• Work required:
Set down the data below from its first line to the line holding "from bokeh.resources import INLINE", inclusive; omit all pictures.
-----
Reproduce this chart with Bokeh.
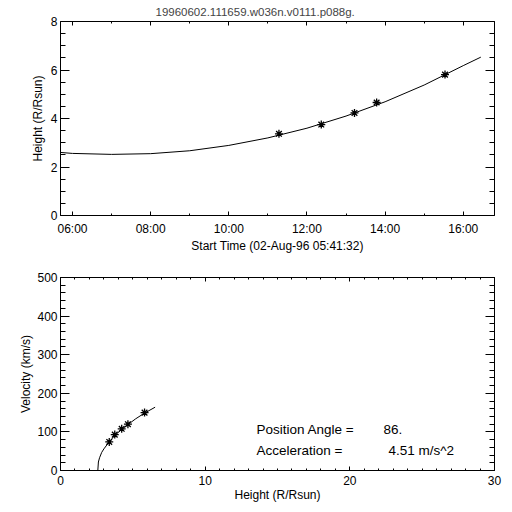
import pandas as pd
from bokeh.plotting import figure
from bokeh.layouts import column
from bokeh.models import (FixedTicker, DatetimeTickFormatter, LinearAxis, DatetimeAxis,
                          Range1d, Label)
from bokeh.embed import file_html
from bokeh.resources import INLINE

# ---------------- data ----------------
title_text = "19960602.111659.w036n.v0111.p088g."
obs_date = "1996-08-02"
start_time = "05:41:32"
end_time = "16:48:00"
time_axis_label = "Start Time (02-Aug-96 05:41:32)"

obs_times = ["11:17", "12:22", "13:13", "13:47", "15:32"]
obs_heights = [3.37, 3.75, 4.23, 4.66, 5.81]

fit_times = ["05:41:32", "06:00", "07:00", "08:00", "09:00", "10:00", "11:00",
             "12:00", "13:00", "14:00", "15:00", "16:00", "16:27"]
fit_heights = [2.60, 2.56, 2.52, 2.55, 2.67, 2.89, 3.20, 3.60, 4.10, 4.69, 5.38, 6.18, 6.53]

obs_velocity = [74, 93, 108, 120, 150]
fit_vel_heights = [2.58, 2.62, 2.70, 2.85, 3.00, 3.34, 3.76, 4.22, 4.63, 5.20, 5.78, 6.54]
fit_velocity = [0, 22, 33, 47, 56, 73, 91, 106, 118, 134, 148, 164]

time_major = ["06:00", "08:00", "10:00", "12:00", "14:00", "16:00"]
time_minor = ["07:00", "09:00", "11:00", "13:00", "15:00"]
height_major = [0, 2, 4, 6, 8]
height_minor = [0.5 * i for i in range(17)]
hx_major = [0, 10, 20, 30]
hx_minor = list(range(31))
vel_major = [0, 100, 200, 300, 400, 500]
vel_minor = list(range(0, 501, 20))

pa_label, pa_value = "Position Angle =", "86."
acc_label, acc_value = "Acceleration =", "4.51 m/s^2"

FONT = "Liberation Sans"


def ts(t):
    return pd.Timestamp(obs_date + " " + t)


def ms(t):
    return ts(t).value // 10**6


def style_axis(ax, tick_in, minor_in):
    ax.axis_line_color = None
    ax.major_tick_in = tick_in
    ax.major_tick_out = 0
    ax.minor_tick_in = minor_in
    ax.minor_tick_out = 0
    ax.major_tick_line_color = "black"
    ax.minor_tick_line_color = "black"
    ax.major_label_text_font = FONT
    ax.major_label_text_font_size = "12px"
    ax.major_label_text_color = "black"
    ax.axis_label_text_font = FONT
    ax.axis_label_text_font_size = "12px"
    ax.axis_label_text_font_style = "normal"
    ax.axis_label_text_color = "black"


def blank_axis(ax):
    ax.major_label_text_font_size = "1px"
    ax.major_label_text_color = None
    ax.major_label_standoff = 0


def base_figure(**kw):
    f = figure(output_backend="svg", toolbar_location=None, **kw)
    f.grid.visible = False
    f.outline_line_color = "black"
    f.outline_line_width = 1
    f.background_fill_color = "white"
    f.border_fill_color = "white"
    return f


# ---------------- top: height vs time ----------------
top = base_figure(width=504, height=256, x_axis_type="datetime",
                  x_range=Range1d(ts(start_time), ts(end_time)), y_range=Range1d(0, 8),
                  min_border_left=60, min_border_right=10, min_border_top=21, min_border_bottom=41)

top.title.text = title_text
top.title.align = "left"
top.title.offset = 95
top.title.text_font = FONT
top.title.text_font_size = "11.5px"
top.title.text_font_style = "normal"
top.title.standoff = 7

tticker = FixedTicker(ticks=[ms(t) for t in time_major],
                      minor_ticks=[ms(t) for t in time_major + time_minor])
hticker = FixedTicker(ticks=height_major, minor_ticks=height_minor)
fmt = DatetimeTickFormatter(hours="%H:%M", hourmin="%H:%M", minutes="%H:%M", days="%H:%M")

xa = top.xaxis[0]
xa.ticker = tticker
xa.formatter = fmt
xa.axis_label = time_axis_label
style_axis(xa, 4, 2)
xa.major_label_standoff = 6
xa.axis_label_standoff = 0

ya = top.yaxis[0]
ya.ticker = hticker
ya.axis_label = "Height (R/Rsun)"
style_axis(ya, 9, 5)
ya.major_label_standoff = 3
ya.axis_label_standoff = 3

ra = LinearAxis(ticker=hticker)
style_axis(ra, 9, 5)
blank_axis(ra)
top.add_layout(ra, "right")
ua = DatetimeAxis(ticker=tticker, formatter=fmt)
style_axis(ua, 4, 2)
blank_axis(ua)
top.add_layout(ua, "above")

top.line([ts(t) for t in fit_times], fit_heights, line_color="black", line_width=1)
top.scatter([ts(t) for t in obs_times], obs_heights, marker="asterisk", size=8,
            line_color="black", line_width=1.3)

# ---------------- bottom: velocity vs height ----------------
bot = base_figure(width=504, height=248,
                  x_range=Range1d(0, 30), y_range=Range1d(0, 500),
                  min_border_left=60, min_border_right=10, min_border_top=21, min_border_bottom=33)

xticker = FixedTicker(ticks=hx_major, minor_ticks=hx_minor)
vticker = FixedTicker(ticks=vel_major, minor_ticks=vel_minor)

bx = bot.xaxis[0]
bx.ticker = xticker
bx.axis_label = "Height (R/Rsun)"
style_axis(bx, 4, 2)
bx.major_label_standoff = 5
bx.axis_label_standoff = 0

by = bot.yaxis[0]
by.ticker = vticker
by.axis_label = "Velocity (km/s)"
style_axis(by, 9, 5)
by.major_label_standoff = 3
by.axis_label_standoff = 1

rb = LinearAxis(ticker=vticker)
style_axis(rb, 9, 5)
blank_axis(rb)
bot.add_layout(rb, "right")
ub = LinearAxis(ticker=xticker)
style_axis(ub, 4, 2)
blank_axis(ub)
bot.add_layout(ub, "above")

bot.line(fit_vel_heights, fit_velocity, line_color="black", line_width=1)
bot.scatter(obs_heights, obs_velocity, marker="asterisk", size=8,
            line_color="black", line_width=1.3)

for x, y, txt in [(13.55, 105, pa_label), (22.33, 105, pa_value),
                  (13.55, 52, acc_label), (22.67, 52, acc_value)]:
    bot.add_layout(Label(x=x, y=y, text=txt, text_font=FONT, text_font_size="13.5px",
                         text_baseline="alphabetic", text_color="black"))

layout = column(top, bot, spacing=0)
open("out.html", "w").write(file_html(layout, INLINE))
-----
• Exercise output:
Reproduce this chart with Bokeh.
import pandas as pd
from bokeh.plotting import figure
from bokeh.layouts import column
from bokeh.models import (FixedTicker, DatetimeTickFormatter, LinearAxis, DatetimeAxis,
                          Range1d, Label)
from bokeh.embed import file_html
from bokeh.resources import INLINE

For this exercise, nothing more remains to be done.